Bu kez davacı vekili, karar düzeltme isteminde bulunmuştur.
Dava, davacının davalı bankadaki kredili mevduat hesabından yetkisiz kişilerce internet bankacılığı yoluyla usulsüz şekilde para çekilmesi sonucu, davacının davalı bankaya ödemek zorunda kaldığı ana para, faiz .... vs"nin istirdadı istemine ilişkindir.
Davacının kredili mevduat hesabından 13.886,00 TL usulsüz şekilde 3. kişilerce çekilmiş olup, davalı banka çekilen bu parayı, kredi geri ödemesi olarak fer"ileri ile birlikte 2006 yılından itibaren 30.06.2011 tarihine kadar davacıdan tahsil etmiştir.

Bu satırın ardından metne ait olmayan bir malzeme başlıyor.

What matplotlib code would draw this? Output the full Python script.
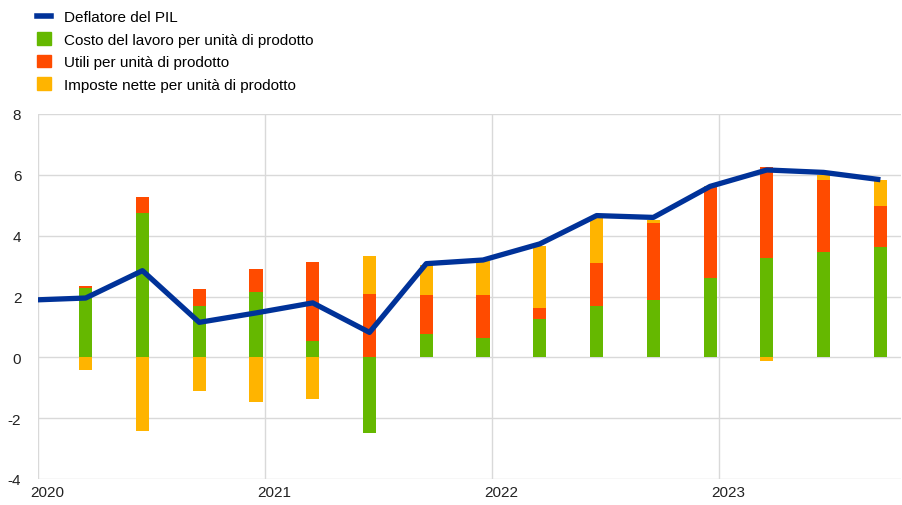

Davacı tarafından .... 3. Asliye Ticaret Mahkemesi"nin 2011/287 Esas sayılı dosyasında davalı banka aleyhinde 28/02/2007 tarihinde "kredili mevduat hesabından 3. kişilerce usulsüz şekilde çekilen paradan sorumlu olmadığının tesbitine, bu para için tahsil olunan faizin iadesine, fazlaya ilişkin haklarının saklı tutulmasına" karar verilmesi istemi ile dava açılmış, 09/06/2011 tarihli oturumda davacı vekilinin 18.500,00 TL"nin dava tarihinden itibaren yasal faizi ile tahsili talebi üzerine mahkemece 09/06/2011 gün 2011/298 sayılı kararla tahsile karar verilmiş, karar bu şekilde kesinleşmiştir.
... 3. Asliye Ticaret Mahkemesi"nin 2011/287-298 sayılı kararının kesinleşmesi ve infazından sonra davacı bu kez, fazlaya ilişkin saklı tutulan hak yönünden eldeki davayı açmıştır.
Davacının kredili mevduat hesabından 3. kişilerce internet bankacılığı yolu ile usulsüz şekilde çekilen dava konusu ana paraya ilişkin tüm sorumluluk davalı bankaya aittir.
Ana para, davalı bankaca hiçbir şekilde davacının tasarrufuna sunulmadığı halde sanki bu para davacıya teslim edilmiş gibi, 22/06/2006 tarihinden itibaren tüm fer"ileri ile birlikte 30/06/2011 tarihinde kadar devam eden süreçte davacıdan tahsil edilmiştir.
Bunun üzerine davacı, taraflar arasında geçerli bir kredi ilişkisinin kurulmadığı iddiasıyla, fazlaya ilişkin haklarının saklı tutulması kaydı ile menfi tesbit davası açmıştır.
Menfi tesbit davası sürecinde davalı banka 2011 yılına kadar tüm alacaklarını davacıdan tahsil ettiği için davacı 09/06/2011 tarihli oturumda davasını istirdat davasına dönüştürmüş, davacının davalı bankaya yaptığı ödemenin daha fazla olması nedeniyle mahkemece dava dilekçesinde bildirilen 18.500,00 TL"ye hükmedilmiştir.
Davacı tüm ödemelerini yaptıktan sonra menfi tesbit davasını istirdat davasına dönüştürdüğünden, davacının istirdat isteminin, kredi ilişkisinin benimsenmesi olarak kabulü mümkün değildir.
Dairenin bu yöne ilişkin bozma kararı yanılgıya dayandığından davacı vekilinin karar düzeltme isteminin kabulü ile Dairenin 04/05/2015 gün ve 2015/671-6317 sayılı bozma ilamının kaldırılarak usul ve yasaya uygun görülen yerel mahkeme kararının onanmasına karar verilmesi gerekmiştir.
SONUÇ: Yukarıda açıklanan nedenlerle davacı vekilinin karar düzeltme isteminin kabulü ile Dairenin 04/05/2015 gün ve 2015/671-6317 sayılı bozma ilamının kaldırılmasına, yerel mahkeme kararının ONANMASINA, karar düzeltme peşin harcının istek halinde davacıya iadesine, peşin harcın onama harcına mahsubu ile bakiye 2.011,30 TL harcın davalı bankadan tahsiline, 10/01/2017 tarihinde oybirliğiyle karar verildi.